Wild-type and NAF-1-suppressed MCF-7 and MDA-MB-231 cells were seeded in 96-well plates in triplicate at a density of 3000 cells/well and incubated in RPMI medium with 2-DG at a concentration of 0.5 mM for MCF-7 cells and 0.1 mM for MDA-MB-231 cells. Alamar-Blue (Invitrogen) was used to determine cell viability. Fluorescence was measured on a plate reader after 1–4 h of incubation at 37°C (excitation, 560 nm; emission, 590 nm). For measurements of cell growth, 1 ml of cells was seeded in 24-well plates at 20,000 cells/well. The number of cells in three wells for each treatment per line was counted using a Moxi Z cell counter and type-S cassettes (ORFLO Technologies, Ketchum, ID). 2-DGlucose was purchased from Sigma (catalog number D6134).

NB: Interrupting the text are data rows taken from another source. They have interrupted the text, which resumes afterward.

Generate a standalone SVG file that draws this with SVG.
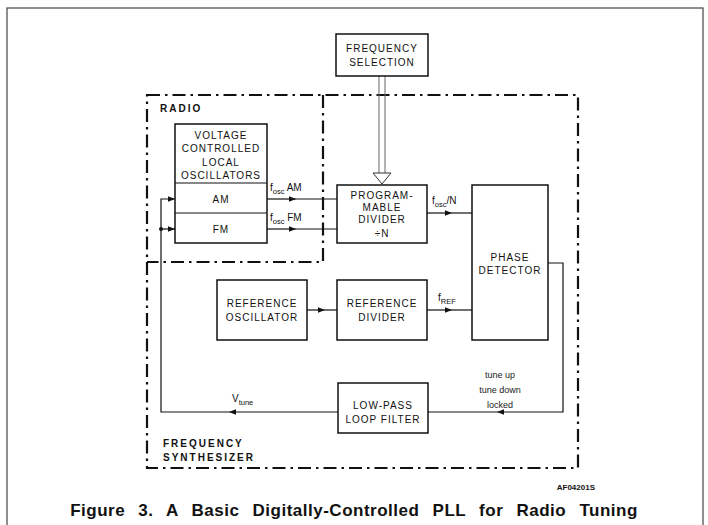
<svg xmlns="http://www.w3.org/2000/svg" width="708" height="525" viewBox="0 0 708 525">
<defs>
<marker id="ah" viewBox="0 0 10 10" refX="10" refY="5" markerWidth="7" markerHeight="7" markerUnits="userSpaceOnUse" orient="auto">
<path d="M0,1 L10,5 L0,9 Z" fill="#111"/>
</marker>
</defs>
<style>
.box{fill:#fff;stroke:#111;stroke-width:1.5}
.t{font-family:"Liberation Sans",Arial,sans-serif;font-size:10px;letter-spacing:1px;fill:#111;text-anchor:middle}
.lbl{font-family:"Liberation Sans",Arial,sans-serif;font-size:10px;fill:#111}
.sub{font-size:7.5px}
.grp{font-family:"Liberation Sans",Arial,sans-serif;font-size:10px;font-weight:bold;letter-spacing:2px;fill:#111}
.dd{fill:none;stroke:#111;stroke-width:2.2;stroke-dasharray:13 5 2.5 5}
.ln{fill:none;stroke:#111;stroke-width:1.2}
.small{font-family:"Liberation Sans",Arial,sans-serif;font-size:9px;fill:#222;text-anchor:middle}
</style>
<rect x="7" y="8" width="696" height="530" fill="none" stroke="#444" stroke-width="1.2"/>

<g id="synthesizer-frame">
<rect class="dd" x="147" y="95" width="431" height="373"/>
<text class="grp" x="163" y="447">FREQUENCY</text>
<text class="grp" x="163" y="461">SYNTHESIZER</text>
</g>
<g id="radio-frame">
<path class="dd" d="M323,95 V262 H147"/>
<text class="grp" x="160" y="112">RADIO</text>
</g>

<g id="connectors">
<line x1="379" y1="76" x2="379" y2="173" stroke="#666" stroke-width="1"/>
<line x1="385" y1="76" x2="385" y2="173" stroke="#666" stroke-width="1"/>
<path d="M373,173 H391 L382,184 Z" fill="#fff" stroke="#333" stroke-width="1"/>
<path class="ln" d="M267,199 H296" marker-end="url(#ah)"/><path class="ln" d="M296,199 H337"/>
<path class="ln" d="M267,229 H296" marker-end="url(#ah)"/><path class="ln" d="M296,229 H337"/>
<path class="ln" d="M427,213 H452" marker-end="url(#ah)"/><path class="ln" d="M452,213 H472"/>
<path class="ln" d="M307,310 H325" marker-end="url(#ah)"/><path class="ln" d="M325,310 H337"/>
<path class="ln" d="M427,310 H452" marker-end="url(#ah)"/><path class="ln" d="M452,310 H472"/>
<path class="ln" d="M548,263 H563 V412 H497" marker-end="url(#ah)"/><path class="ln" d="M497,412 H428"/>
<path class="ln" d="M338,412 H229" marker-end="url(#ah)"/><path class="ln" d="M229,412 H161 V199 H175" marker-end="url(#ah)"/>
<path class="ln" d="M161,229 H175" marker-end="url(#ah)"/>
<circle cx="161" cy="229" r="2" fill="#111"/>
<text class="lbl" x="270" y="191">f<tspan class="sub" dy="2.5">osc</tspan><tspan dy="-2.5"> AM</tspan></text>
<text class="lbl" x="270" y="221">f<tspan class="sub" dy="2.5">osc</tspan><tspan dy="-2.5"> FM</tspan></text>
<text class="lbl" x="432" y="204">f<tspan class="sub" dy="2.5">osc</tspan><tspan dy="-2.5">/N</tspan></text>
<text class="lbl" x="438" y="301">f<tspan class="sub" dy="2.5">REF</tspan></text>
<text class="lbl" x="232" y="402">V<tspan class="sub" dy="2.5">tune</tspan></text>
<text class="small" x="500" y="378">tune up</text>
<text class="small" x="500" y="393">tune down</text>
<text class="small" x="500" y="408">locked</text>
</g>

<g id="frequency-selection">
<rect class="box" x="336" y="34" width="92" height="42"/>
<text class="t" x="382" y="52">FREQUENCY</text>
<text class="t" x="382" y="66">SELECTION</text>
</g>
<g id="vco">
<rect class="box" x="175" y="124" width="92" height="119"/>
<line class="ln" x1="175" y1="183" x2="267" y2="183"/>
<line class="ln" x1="175" y1="213" x2="267" y2="213"/>
<text class="t" x="221" y="139">VOLTAGE</text>
<text class="t" x="221" y="152">CONTROLLED</text>
<text class="t" x="221" y="166">LOCAL</text>
<text class="t" x="221" y="179">OSCILLATORS</text>
<text class="t" x="221" y="203">AM</text>
<text class="t" x="221" y="233">FM</text>
</g>
<g id="programmable-divider">
<rect class="box" x="337" y="185" width="90" height="58"/>
<text class="t" x="382" y="199">PROGRAM-</text>
<text class="t" x="382" y="211">MABLE</text>
<text class="t" x="382" y="223">DIVIDER</text>
<text class="t" x="382" y="237">÷N</text>
</g>
<g id="phase-detector">
<rect class="box" x="472" y="185" width="76" height="155"/>
<text class="t" x="510" y="261">PHASE</text>
<text class="t" x="510" y="274">DETECTOR</text>
</g>
<g id="reference-oscillator">
<rect class="box" x="217" y="280" width="90" height="60"/>
<text class="t" x="262" y="307">REFERENCE</text>
<text class="t" x="262" y="321">OSCILLATOR</text>
</g>
<g id="reference-divider">
<rect class="box" x="337" y="280" width="90" height="60"/>
<text class="t" x="382" y="307">REFERENCE</text>
<text class="t" x="382" y="321">DIVIDER</text>
</g>
<g id="low-pass-filter">
<rect class="box" x="338" y="383" width="90" height="50"/>
<text class="t" x="383" y="409">LOW-PASS</text>
<text class="t" x="383" y="423">LOOP FILTER</text>
</g>

<text x="595" y="490" font-family="'Liberation Sans',Arial,sans-serif" font-size="8" font-weight="bold" text-anchor="end" fill="#111">AF04201S</text>
<text x="354" y="516" font-family="'Liberation Sans',Arial,sans-serif" font-size="17" font-weight="bold" letter-spacing="0.5" word-spacing="8" text-anchor="middle" fill="#111">Figure 3. A Basic Digitally-Controlled PLL for Radio Tuning</text>
</svg>
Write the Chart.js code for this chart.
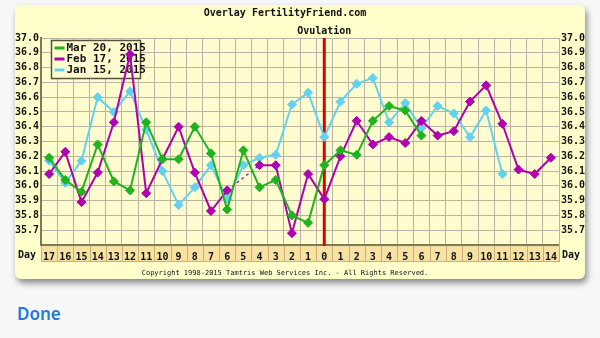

Protein extraction and western blot analysis

Control and NAF-1(−) MCF-7 and MDA-MB-231 cells were grown to 80% confluence on 60 mm Petri dishes. When pertinent, compound C (10 μM) was added to the growth medium 4 h prior to sampling. Medium was aspirated from cultures, and cells were washed with 1× PBS and immediately treated with 1× Laemmli buffer. After 5 min, the lysed cells were swirled together with a 1-ml tip and transferred to a microcentrifuge tube. Samples were heated at 95°C for 10 min, centrifuged for 10 min at 9300 g and the supernatants were collected. The Pierce 660 nm Protein Assay (catalog number 1861426), Ionic Detergent Compatibility Reagent (IDCR) (catalog number 22663) and Pierce 660 nm Protein Assay Kit were used for protein quantification. Western blotting was performed as described previously (Sohn et al., 2013) using the indicated antibodies against the following proteins: BCL-2 (clone C21; catalog number sc-783, Santa Cruz Biotechnology), BNIP3 (catalog number 13795), p21 Waf1/Cip1 (clone 12D1; catalog number 2947), phosphorylated pS6 (phosphorylated at Ser235 and Ser236) (catalog number 2211), phosphorylated 4E-BP1 (phosphorylated at Thr37 and Thr46) (catalog number 9459), cleaved caspase-3 (cleaved at Asp175) (catalog number 9661), cleaved caspase-7 (cleaved at Asp198) (catalog number 9491), anti-rabbit IgG conjugated to HRP (catalog number 7074). Unless indicated otherwise, all antibodies were obtained from Cell Signaling Technology. Caspase-3 activity was measured using a caspase-3 colorimetric activity assay kit (Chemicon), as per the manufacturer's instructions.

Statistical analysis

The statistical significance of the fold-change in transcript steady-state levels between two different conditions was assessed for RNA-Seq analysis based on a negative binomial model that had been estimated from the data (Trapnell et al., 2010). The fold-change in the transcription of genes with multiple isoforms was assessed by summing up the FPKMs for all isoforms of a gene and then measuring the difference in this under the two conditions (Trapnell et al., 2010). The statistical significance test for metabolomics analysis was performed using ANOVA (Suzuki et al., 2013). The statistical significance test for protein expression, analysis of TEM images and quantitative PCR were performed by using a one-tailed Student's t-test, as previously described (Sohn et al., 2013). Results are presented as mean±s.d. (*P<0.05; **P<0.01; ***P<0.001).

Footnotes

Competing interests

The authors declare no competing or financial interests.

Author contributions

S.H.H., M.D.-Y., Y.S.S., L.S., O.K., S.T., Y.L. and D.M. designed and performed the experiments and analyzed the data, M.L.P., P.A.J., J.N.O., E.P., I.Z.C., R.N., R.K.A. and R.M. analyzed the data and designed experiments. R.K.A., S.H.H., M.D.-Y., I.Z.C., R.N., R.K.A. and R.M. wrote the manuscript.

Funding

This work was supported by the Israel Science Foundation [grant number ISF 865/13 to R.N.]; funds from the University of North Texas College of Arts and Sciences awarded to R.M. and R.K.A. Work at the Center for Theoretical Biological Physics was sponsored by the National Science Foundation [grants number PHY-1427654 and MCB-1214457]. The funders had no role in the design, data collection, analysis, decision to publish or preparation of the manuscript. Deposited in PMC for immediate release.